The rectangular pulse, p(t), can be represented as:

• p(t) = A[u(t) - u(t - T)]

This is because u(t) switches on at t = 0, providing the leading edge of the pulse, and u(t - T) switches on at t = T, effectively switching off the pulse.

Now, let's find the Laplace transform:

• L{p(t)} = L{A[u(t) - u(t - T)]} = A[L{u(t)} - L{u(t - T)}]
• L{p(t)} = A[1/s - (e^-Ts)/s] = A(1 - e^-Ts)/s

Therefore, the Laplace transform of the rectangular pulse is A(1 - e^-Ts)/s.

Common Mistakes and How to Avoid Them

• Forgetting the Region of Convergence (ROC): The Laplace transform is only defined for values of s where the integral converges. For the unit step function, the ROC is Re(s) > 0. While often implied, it's important to remember this condition, especially in more complex problems.

• Incorrectly Applying the Time-Shifting Property: Make sure you're using u(t - a) in conjunction with the shifted function f(t - a). The u(t - a) term is crucial; omitting it leads to an incorrect Laplace transform.

• Confusing s and t: Remember that s is a complex frequency variable, while t represents time. Avoid mixing them up in your calculations.

• Errors in Partial Fraction Decomposition: When solving differential equations, accurate partial fraction decomposition is essential. Double-check your work to avoid errors in finding the coefficients.

• Forgetting Initial Conditions: When solving differential equations, remember to include the initial conditions when taking the Laplace transform of the derivatives.

Advanced Topics and Extensions

• The Dirac Delta Function (Impulse Function): The derivative of the unit step function is the Dirac delta function, δ(t).
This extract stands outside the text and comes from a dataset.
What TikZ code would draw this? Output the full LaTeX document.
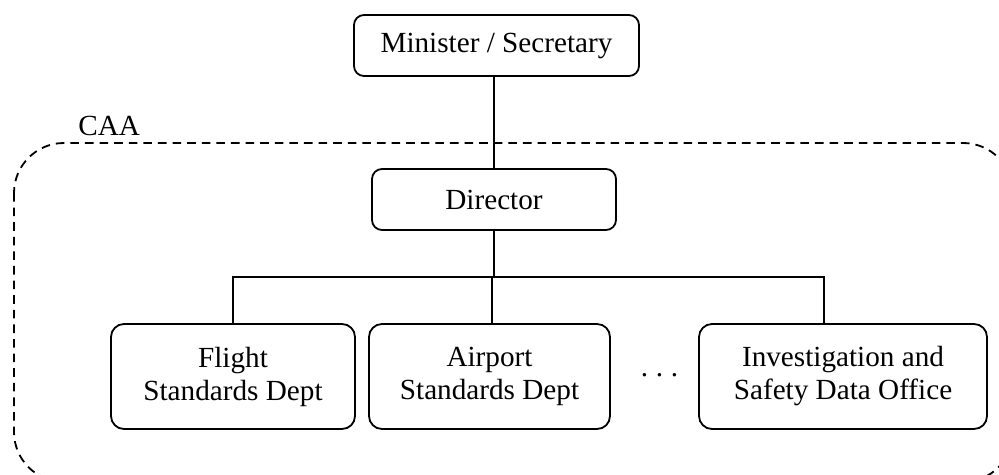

The Laplace transform of the Dirac delta function is L{δ(t)} = 1. This is another fundamental result in Laplace transform theory.

• Generalized Functions: The unit step function and the Dirac delta function are examples of generalized functions or distributions. These functions are not functions in the traditional sense but are defined by their effect when integrated against other functions.

• Applications in Higher-Order Systems: The Laplace transform of the unit step function is used extensively in analyzing higher-order systems, such as those described by higher-order differential equations. The same principles apply, but the algebra can become more complex.

• Numerical Inversion of Laplace Transforms: In some cases, finding the inverse Laplace transform analytically can be difficult or impossible. Numerical methods can be used to approximate the inverse Laplace transform.

Conclusion

The Laplace transform of the unit step function is a fundamental concept with far-reaching applications in engineering and mathematics. Understanding its derivation, properties, and applications is crucial for solving differential equations, analyzing system responses, and modeling signals. By mastering this concept, you'll gain a powerful tool for tackling a wide range of problems in various fields. The time-shifting property, in particular, is essential for dealing with systems that have delayed or piecewise-defined inputs. Remember to pay attention to the region of convergence and practice with examples to solidify your understanding.